Vincent Morrissey
Enshrined : 2007
New Haven Football Officials
From the day Vincent P. Morrissey donned the stripes in 1966 as a new member of the
Vincent J. Reilly-New Haven Football Officials Association
everyone knew he was going to be a top-ranked member.
With an on-field career that spanned 30 years, Morrissey
logged thousands of miles to high school and college games
all over Connecticut and the Northeast and beyond.
As a line judge and sometimes referee, Morrissey gave every
game 100 percent, and expected the same from his crewmates.
So good was he at his craft that he joined the Eastern
Association of Intercollegiate Football Officials in 1971 and
was in Division I in five years. He was president of the Metro
Chapter of the EAIFO in 1983, and was a founding member of the Connecticut Chapter in 1984.
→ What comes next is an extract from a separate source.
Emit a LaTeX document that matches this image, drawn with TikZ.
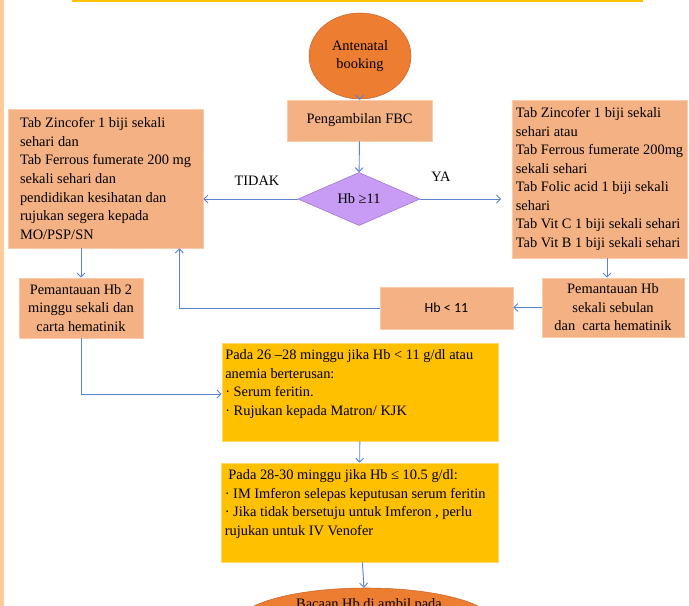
\documentclass[tikz,border=0pt]{standalone}
\usepackage{fontspec}
\setmainfont{Liberation Serif}
\newfontfamily\calibrifont{Carlito}
\usetikzlibrary{shapes.geometric}
\usetikzlibrary{arrows.meta}

\definecolor{ovalorange}{HTML}{ED7D31}
\definecolor{ovaledge}{HTML}{C8652A}
\definecolor{boxfill}{HTML}{F4B183}
\definecolor{boxedge}{HTML}{F8CBAD}
\definecolor{lilac}{HTML}{C89BF5}
\definecolor{lilacedge}{HTML}{9B72D6}
\definecolor{amber}{HTML}{FFC000}
\definecolor{amberedge}{HTML}{FFD966}
\definecolor{linkblue}{HTML}{5B83D3}
\definecolor{peach}{HTML}{FFCC99}

\tikzset{
    txt/.style={font=\fontsize{10.8}{13.9}\selectfont},
    oval/.style={ellipse, txt, fill=ovalorange, draw=ovaledge, thin, align=center, inner sep=0pt},
    box/.style={txt, fill=boxfill, draw=boxedge, thin, inner sep=0pt},
    ybox/.style={txt, fill=amber, draw=amberedge, thin, inner sep=2.5pt},
    check/.style={diamond, txt, fill=lilac, draw=lilacedge, thin, inner sep=0pt,
        minimum width=91.5pt, minimum height=34.5pt},
    link/.style={draw=linkblue, line width=0.7pt, -{Straight Barb[length=3pt,width=6pt]}},
}

\begin{document}
\begin{tikzpicture}[x=0.75pt,y=-0.75pt]
    \useasboundingbox (0,0) rectangle (689,606);
    % frame bits
    \fill[peach] (0,0) rectangle (3.5,606);
    \draw[amber, line width=1.6pt] (72,1) -- (643,1);

    % top part
    \node[oval, minimum width=76.5pt, minimum height=64.5pt] (booking) at (360,56) {Antenatal\\booking};
    \node[box, minimum width=108.75pt, minimum height=30.75pt] (fbc) at (359.5,120.5) {Pengambilan FBC};
    \node[check] (hbcheck) at (359,199) {Hb ≥11};

    \node[box, minimum width=146.25pt, minimum height=104.25pt, align=left] (tidakbox) at (105.5,178.5)
        {Tab Zincofer 1 biji sekali\\sehari dan\\Tab Ferrous fumerate 200 mg\\sekali sehari dan\\pendidikan kesihatan dan\\rujukan segera kepada\\MO/PSP/SN};
    \node[box, minimum width=131.25pt, minimum height=118.5pt, align=left] (yabox) at (599.5,179)
        {Tab Zincofer 1 biji sekali\\sehari atau\\Tab Ferrous fumerate 200mg\\sekali sehari\\Tab Folic acid 1 biji sekali\\sehari\\Tab Vit C 1 biji sekali sehari\\Tab Vit B 1 biji sekali sehari};

    \node[txt] (tidak) at (257,181) {TIDAK};
    \node[txt] (ya) at (441,177) {YA};

    % monitoring
    \node[box, minimum width=93pt, minimum height=45pt, align=center] (pem2) at (81,308)
        {Pemantauan Hb 2\\minggu sekali dan\\carta hematinik};
    \node[box, minimum width=106.5pt, minimum height=44.25pt, align=center] (sebulan) at (613,307.5)
        {Pemantauan Hb\\sekali sebulan\\dan\ \ carta hematinik};
    \node[box, minimum width=99.75pt, minimum height=31.5pt, font=\calibrifont\fontsize{10.5}{12}\selectfont] (hbkurang) at (446.5,308) {Hb < 11};

    % yellow boxes
    \node[ybox, minimum width=207pt, minimum height=73.5pt] (feritin) at (360,392)
        {\parbox[t][68pt][t]{202pt}{\begin{tabular}{@{}l@{}}
        Pada 26 –28 minggu jika Hb < 11 g/dl atau\\
        anemia berterusan:\\
        · Serum feritin.\\
        · Rujukan kepada Matron/ KJK
        \end{tabular}}};
    \node[ybox, minimum width=207.75pt, minimum height=74.25pt] (imferon) at (359.5,512.5)
        {\parbox[t][69pt][t]{202pt}{\begin{tabular}{@{}l@{}}
        \ Pada 28-30 minggu jika Hb ≤ 10.5 g/dl:\\
        · IM Imferon selepas keputusan serum feritin\\
        · Jika tidak bersetuju untuk Imferon , perlu\\
        rujukan untuk IV Venofer
        \end{tabular}}};

    \node[oval, minimum width=192pt, minimum height=52.5pt] (bacaan) at (366,623) {};
    \node[txt, anchor=base] (bacaantext) at (369,608) {Bacaan Hb di ambil pada};

    % connectors
    \draw[link] (booking) -- (fbc);
    \draw[link] (fbc) -- (hbcheck);
    \draw[link] (hbcheck.west) -- (tidakbox.east |- hbcheck.west);
    \draw[link, shorten >=8pt] (hbcheck.east) -- (yabox.west |- hbcheck.east);
    \draw[link] ([xshift=-4.5pt]sebulan.north |- yabox.south) -- ([xshift=-4.5pt]sebulan.north);
    \draw[link] (sebulan.west) -- (hbkurang.east |- sebulan.west);
    \draw[link] (hbkurang.west) -| ([xshift=-18pt]tidakbox.south east);
    \draw[link] (tidakbox.south -| pem2.north) -- (pem2.north);
    \draw[link] (pem2.south) |- ([yshift=-1.5pt]feritin.west);
    \draw[link] (feritin) -- (imferon);
    \draw[link] (imferon) -- (bacaan);
\end{tikzpicture}
\end{document}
As a high school official he got many top games, and traditional rivalries, including Thanksgiving Day games
such as Derby-Shelton, Notre Dame-Hamden and Jonathan Law-Foran. He served as president of the NHFOA
in 1985. As a collegiate official he worked 227 regular season and playoff contests including Yale-Harvard, BC-Holy
Cross, Lehigh-Lafayette and others. He worked seven Division I-AA playoff games, and officiated the longest
(to that point) game in NCAA history in September 1982 between Maine and Rhode Island that went into six
overtime periods. He officiated the first collegiate game played off American soil between Boston University and
the University of Richmond in the Crystal Palace, London.